Combined operations includes free exchange of ideas between all officer ranks to facilitate coordination. A tradition going back to the battle of Stalingrad perhaps before.

It should be noted that Russia’s military education draws a lot on the events of the Great Patriotic War.
Russia has inherited a nationalised military industrial capability from the Soviets which can keep factories and their skilled workers and engineers in reserve until they are called upon. This is in contrast with the West whose industry is subservient to the neoliberal profit motive and “just in time. ” And would require government intervention, heaven forbid, to reactivate it to Russian levels.


The Minsk agreements demonstrated that Russia’s ambitions were not territorial as they were content for the Donbass to remain in Ukraine so long as the wellbeing of its Russian population was assured and the genocidal attacks would never happen again.
After the events of 2014 in Kiev, 20,000 of the 22,000 Ukrainian troops in the Crimea defected to Russia and removed their insignia. The little green men.
The Russian SMO was intended to bring about a negotiated settlement. The attack towards Kiev was a distraction to pin down the enemy and was never adequate to conquer the capital; the main thrust was to counter an imminent attack on the Donbass Russians.  We know a negotiated settlement nearly happened and, as Baud points out, around that time polls indicated 50% of the population was opposed to war with Russia.

NATO, to remain a coherent force, has the need to have an enemy , as has been pointed out for many years in this journal, and a policy of cooperation would jeopardize it.

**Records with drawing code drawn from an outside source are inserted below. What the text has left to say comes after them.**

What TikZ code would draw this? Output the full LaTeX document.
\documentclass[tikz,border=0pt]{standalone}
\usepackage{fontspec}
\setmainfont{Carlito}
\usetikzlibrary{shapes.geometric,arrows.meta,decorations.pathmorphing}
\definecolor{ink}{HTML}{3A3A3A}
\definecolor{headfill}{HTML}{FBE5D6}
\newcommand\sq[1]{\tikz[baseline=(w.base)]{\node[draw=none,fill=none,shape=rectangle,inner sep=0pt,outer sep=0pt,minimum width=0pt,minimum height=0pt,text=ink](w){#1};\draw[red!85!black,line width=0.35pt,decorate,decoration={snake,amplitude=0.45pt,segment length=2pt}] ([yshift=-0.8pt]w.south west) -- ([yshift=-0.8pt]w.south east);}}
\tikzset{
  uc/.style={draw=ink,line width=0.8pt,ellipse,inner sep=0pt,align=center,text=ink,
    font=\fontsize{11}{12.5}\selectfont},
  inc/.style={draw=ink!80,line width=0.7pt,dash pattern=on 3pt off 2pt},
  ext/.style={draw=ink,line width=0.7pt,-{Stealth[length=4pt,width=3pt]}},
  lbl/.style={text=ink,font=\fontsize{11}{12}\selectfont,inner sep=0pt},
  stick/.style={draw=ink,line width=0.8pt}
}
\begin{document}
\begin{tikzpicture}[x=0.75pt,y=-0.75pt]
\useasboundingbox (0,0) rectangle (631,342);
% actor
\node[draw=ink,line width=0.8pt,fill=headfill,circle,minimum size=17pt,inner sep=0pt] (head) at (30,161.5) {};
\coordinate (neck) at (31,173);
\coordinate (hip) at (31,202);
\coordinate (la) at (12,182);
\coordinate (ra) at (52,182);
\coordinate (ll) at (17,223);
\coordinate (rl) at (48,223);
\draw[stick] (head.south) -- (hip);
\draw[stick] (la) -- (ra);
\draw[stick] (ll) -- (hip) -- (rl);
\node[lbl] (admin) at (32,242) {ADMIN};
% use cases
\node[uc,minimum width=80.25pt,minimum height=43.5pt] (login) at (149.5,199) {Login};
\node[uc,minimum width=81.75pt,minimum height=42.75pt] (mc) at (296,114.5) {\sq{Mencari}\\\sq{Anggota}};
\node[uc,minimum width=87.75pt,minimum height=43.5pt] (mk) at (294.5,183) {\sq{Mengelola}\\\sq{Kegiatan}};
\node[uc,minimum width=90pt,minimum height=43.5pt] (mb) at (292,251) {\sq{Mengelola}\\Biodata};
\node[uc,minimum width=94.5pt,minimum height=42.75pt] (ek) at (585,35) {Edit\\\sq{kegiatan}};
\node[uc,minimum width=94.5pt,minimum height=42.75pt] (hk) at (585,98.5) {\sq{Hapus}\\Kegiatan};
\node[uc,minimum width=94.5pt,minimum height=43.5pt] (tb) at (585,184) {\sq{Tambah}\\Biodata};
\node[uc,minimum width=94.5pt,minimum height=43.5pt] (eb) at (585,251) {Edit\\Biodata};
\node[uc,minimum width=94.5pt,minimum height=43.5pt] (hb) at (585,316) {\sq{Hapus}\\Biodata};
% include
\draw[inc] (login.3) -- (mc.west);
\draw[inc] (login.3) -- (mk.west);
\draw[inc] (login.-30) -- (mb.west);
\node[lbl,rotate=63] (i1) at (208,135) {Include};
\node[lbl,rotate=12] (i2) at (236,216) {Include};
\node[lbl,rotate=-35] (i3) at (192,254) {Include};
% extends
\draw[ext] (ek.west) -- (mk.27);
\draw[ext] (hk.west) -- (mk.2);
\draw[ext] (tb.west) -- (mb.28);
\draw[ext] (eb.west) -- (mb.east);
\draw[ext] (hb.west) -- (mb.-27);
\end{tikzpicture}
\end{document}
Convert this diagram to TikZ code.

Current western propaganda that Russia is an imminent threat and wants to invade Europe is refuted (see pp 160-3) by the fact that the West has felt able to deplete its stocks of weapons by giving them to Ukraine and in the words of one MP the British army could only fight for five days.
The aim in Ukraine was to fatally weaken Russia on the cheap at the expense of Ukrainian blood.  I recommend Baud’s ‘The Russian Art of War.’